Unsurprisingly, this is the school that has two warring political parents' associations. They are full of these bossy mummies who don't get on and bitch about each other as soon as a back is turned. My pal wanted to help out because although she belongs to one party, it was the other organising the food tables, and she wanted to show she doesn't give a shit about politics, but she does give a shit about the school. Some hope.

Trying to get anyone to include her in the set up was a challenge. Emails were not answered, neither were calls. When they finally were, they were short to the point of rude and it made the idea of giving a hand rather a tedious business.

This is normal, however. Another friend has been trying to take a group of 5 sick children on an outing during the holidays. She encountered total indifference everywhere. Emails were not answered, neither were calls. It made the idea of helping some kids have a jolly time just for a day rather a tedious business. Finally ill health has forced her to cancel, but she probably would have had to do so anyway. Oh, people say, c'est la crise.

How convenient.

So there was me, tagging along for the ride at the school. We didn't actually get to help. In the end there were enough bossy women there and my pal was told to come back every 25mins to check. Yeah, right. I saw my gingersnaps being put out, which was a shame because I rather hoped they'd be overlooked and I could take them home again. I wonder what happens to the stuff that isn't sold... I didn't intend to hang around long enough to find out, that's for sure.
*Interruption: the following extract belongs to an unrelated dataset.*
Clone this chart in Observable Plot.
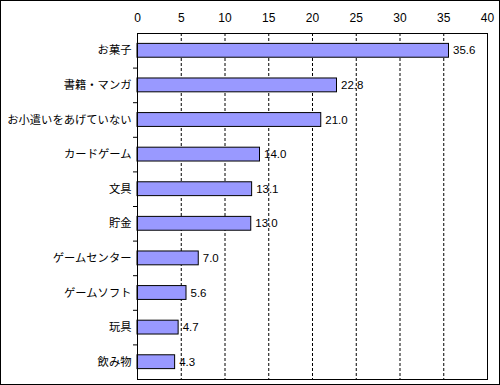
<!DOCTYPE html>
<html>
<head>
<meta charset="utf-8">
<script src="https://cdn.jsdelivr.net/npm/d3@7"></script>
<script src="https://cdn.jsdelivr.net/npm/@observablehq/plot@0.6"></script>
<style>
  html, body { margin: 0; padding: 0; background: #fff; }
  #wrap { position: relative; width: 500px; height: 385px; overflow: hidden; }
  #border { position: absolute; left: 0; top: 0; width: 500px; height: 385px; box-sizing: border-box; border: 1px solid #000; pointer-events: none; }
</style>
</head>
<body>
<div id="wrap"><div id="chart"></div><div id="border"></div></div>
<script>
const categories = ["お菓子", "書籍・マンガ", "お小遣いをあげていない", "カードゲーム", "文具", "貯金", "ゲームセンター", "ゲームソフト", "玩具", "飲み物"];
const values = [35.6, 22.8, 21.0, 14.0, 13.1, 13.0, 7.0, 5.6, 4.7, 4.3];
const xTicks = [0, 5, 10, 15, 20, 25, 30, 35, 40];
const gridTicks = [5, 10, 15, 20, 25, 30, 35];

const data = categories.map((c, i) => ({cat: c, value: values[i]}));

const H = 385, mt = 33, mb = 6;
const step = (H - mt - mb) / categories.length;
const numFont = "'Liberation Sans', Arial, sans-serif";

const chart = Plot.plot({
  width: 500,
  height: H,
  marginLeft: 137,
  marginRight: 13,
  marginTop: mt,
  marginBottom: mb,
  style: {fontFamily: "'Noto Sans CJK JP', 'DejaVu Sans', sans-serif", fontSize: "11px", color: "#000", background: "#fff"},
  x: {domain: [0, 40], ticks: xTicks},
  y: {domain: categories, paddingInner: 0.6, paddingOuter: 0.3, round: false},
  marks: [
    Plot.ruleX(gridTicks, {stroke: "#000", strokeDasharray: "3,2", strokeWidth: 1}),
    Plot.barX(data, {x: "value", y: "cat", fill: "#9999ff", stroke: "#000", strokeWidth: 1}),
    Plot.text(data, {x: "value", y: "cat", text: d => d.value.toFixed(1), dx: 4, textAnchor: "start", fill: "#000", fontSize: 11.5, fontFamily: numFont}),
    Plot.frame({stroke: "#000", strokeWidth: 1}),
    Plot.axisX({anchor: "top", ticks: xTicks, tickSize: 0, tickPadding: 12, label: null, fontSize: 12, fontFamily: numFont}),
    Plot.axisY({anchor: "left", tickSize: 0, tickPadding: 6, label: null, fontSize: 11.3}),
    Plot.axisY(categories.slice(0, -1), {anchor: "left", tickSize: 4, text: null, dy: step / 2, label: null, stroke: "#000"})
  ]
});
document.getElementById("chart").appendChild(chart);
</script>
</body>
</html>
What did I actually do? Caught up on all the gossip with my pal. Watched a bunch of not my kids do really boring stuff round and round (theme Chile, said my son, you know, mummy, the ones who lived in the wrong place and got wiped out by a tsunami. Hmm... Not quite, son. In fact the theme was the Andes), wearing different permutations of table cloths, cut up rugs, beach towels etc. for ponchos. Then they all threw confetti everywhere and had a lovely time. I was glad not to be on the cleaning up team.
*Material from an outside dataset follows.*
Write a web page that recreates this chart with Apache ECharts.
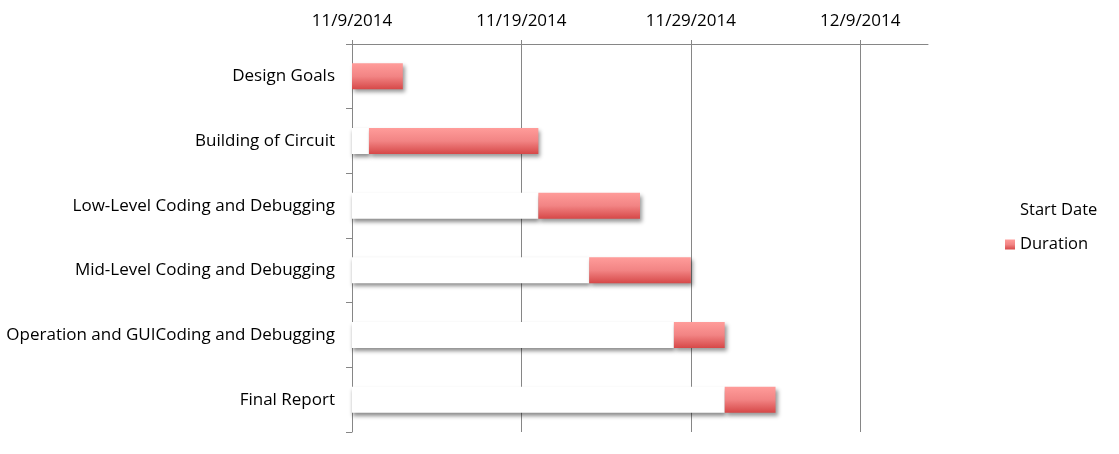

Eventually we left and I went to collect my son now covered from head to foot in mud, bike included. That's what I call a good morning's fun!


  1. Gawd!
    When I was at junior school there were three events
    1. nativity play.
    2. The maypole.
    3. school sports day.
    Parents firmly excluded from any organisational post.
    I hated all three.

    You paint such a recognisable picture of the self important fusspots who could not run the proverbial in a brewery, but don't want anyone else to do it either....

    Congratulations on your award from well deserved.

  2. Thanks fly! :)
    Yes, I don't remember my parents ever being invited to organise anything at my school.

    My friend tried to start a school blog, just a simple affair giving information and the odd photo. Totally private and not referenced on Google. You wouldn't believe the flapping that went on, the bitching, the caca nerveux and the attempt to ban this 'invasion of privacy'. These parents are nuts.

  3. We've got three annual fundraisers - a sort of cross-country rally affair, the kermese and the Diner-Spectacle.

    These all work rather well, but only because the small number of children in the school (42) mean that there are only 17 sets of parents. Once those who have no interest in organising anything at all and you are left with only about 8, which is a small enough number to work with successfully.

    Mind you, a core of parents at the école public in the village seem to go out of their way to encourge strife between the schools whenever possible, so I suppose we pick it up there instead.

    This all changes at collège (700+ kids) where the OGEC and APPEL groups spend so much time knocking lumps off of each other that they have - for the purposes of extra-curicula stuuf - become completely irrelevent and everything gets done by our head teacher, a dozen or so of the teachers and a handful of carefully selected and descretely co-opted parents and grandparents (not me - I've not been vetted yet) who can be trusted to do things.